Todo ello ha ocurrido en paralelo a la formación de un régimen familiar en el que Suharto y sus adláteres han detentado los monopolios más lucrativos y desangrado a Indonesia con un cinismo difícilmente repetible en otras latitudes. En tanto que ello no impedía un crecimiento visible -aunque extremadamente desigual-, la cosa aguantaba; pero cuando la rupia y todo el sistema bancario saltaron por los aires hace unos meses y sólo la contribución del FMI, con su exigencia de transparencia de precios y mercado, podía salvar al país de la bancarrota, Suharto se ha topado con su hora de la verdad: para estabilizar la economía debía firmar la miseria de millones de compatriotas, por todo lo que tenía de ficticio el milagro económico indonesio, tan querido en el pasado por los neoliberales doctrinarios.
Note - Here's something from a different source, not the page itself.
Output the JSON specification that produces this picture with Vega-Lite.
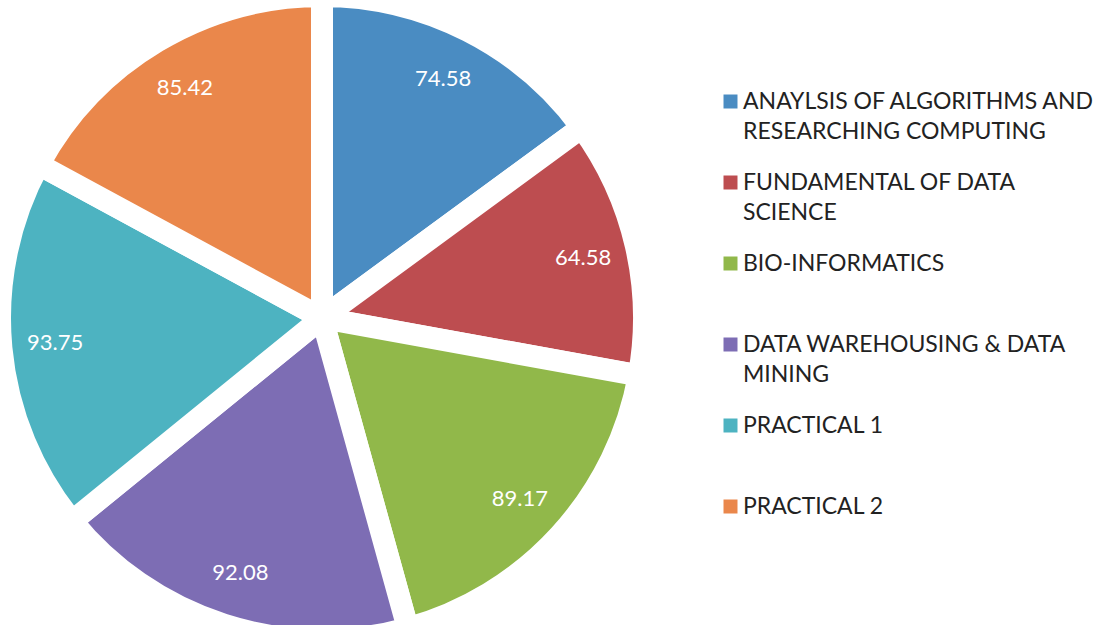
{
  "$schema": "https://vega.github.io/schema/vega-lite/v6.json",
  "width": 644,
  "height": 636,
  "autosize": {"type": "none"},
  "padding": {"left": 0, "top": 0, "right": 452, "bottom": 0},
  "background": "white",
  "data": {
    "values": [
      {"n": 1, "subject": "ANAYLSIS OF ALGORITHMS AND RESEARCHING COMPUTING", "score": 74.58},
      {"n": 2, "subject": "FUNDAMENTAL OF DATA SCIENCE", "score": 64.58},
      {"n": 3, "subject": "BIO-INFORMATICS", "score": 89.17},
      {"n": 4, "subject": "DATA WAREHOUSING & DATA MINING", "score": 92.08},
      {"n": 5, "subject": "PRACTICAL 1", "score": 93.75},
      {"n": 6, "subject": "PRACTICAL 2", "score": 85.42}
    ]
  },
  "encoding": {
    "theta": {"field": "score", "type": "quantitative", "stack": true},
    "order": {"field": "n", "type": "quantitative"},
    "color": {
      "field": "subject",
      "type": "nominal",
      "scale": {
        "domain": [
          "ANAYLSIS OF ALGORITHMS AND RESEARCHING COMPUTING",
          "FUNDAMENTAL OF DATA SCIENCE",
          "BIO-INFORMATICS",
          "DATA WAREHOUSING & DATA MINING",
          "PRACTICAL 1",
          "PRACTICAL 2"
        ],
        "range": ["#4a8cc2", "#bd4d50", "#91b84a", "#7d6db4", "#4db3c1", "#ea874b"]
      },
      "legend": {
        "title": null,
        "orient": "none",
        "legendX": 719,
        "legendY": 90,
        "symbolType": "square",
        "symbolSize": 196,
        "symbolStrokeWidth": 0,
        "labelFont": "Lato",
        "labelFontSize": 23,
        "labelColor": "#222222",
        "labelLimit": 400,
        "labelOffset": 1,
        "gridAlign": "all",
        "rowPadding": 27,
        "labelExpr": "datum.label == 'ANAYLSIS OF ALGORITHMS AND RESEARCHING COMPUTING' ? ['ANAYLSIS OF ALGORITHMS AND', 'RESEARCHING COMPUTING'] : datum.label == 'FUNDAMENTAL OF DATA SCIENCE' ? ['FUNDAMENTAL OF DATA', 'SCIENCE'] : datum.label == 'DATA WAREHOUSING & DATA MINING' ? ['DATA WAREHOUSING & DATA', 'MINING'] : datum.label"
      }
    }
  },
  "layer": [
    {
      "mark": {"type": "arc", "radius": 322, "stroke": "white", "strokeWidth": 22, "strokeJoin": "miter"}
    },
    {
      "mark": {"type": "text", "radius": 268, "font": "Lato", "fontSize": 22, "fill": "white"},
      "encoding": {
        "text": {"field": "score", "type": "quantitative", "format": ".2f"},
        "color": {"value": "white"}
      }
    }
  ],
  "config": {
    "view": {"stroke": null},
    "style": {"guide-label": {"lineHeight": 30}}
  }
}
El presidente Clinton declaró ayer, en el inicio de la cumbre del G-8 en Birmingham, que la reforma política y el diálogo con la sociedad son los únicos caminos posibles para Indonesia, pero no llegó a pedir la dimisión de su aliado. El Ejército indonesio tiene hoy la palabra: poner fin a un régimen inicuo y comenzar un periodo constituyente, asumir el poder de manera directa en un periodo de transición o sostener a un general que ve arder su obra por los cuatro costados son algunas de sus opciones inmediatas. La última está hoy en bancarrota.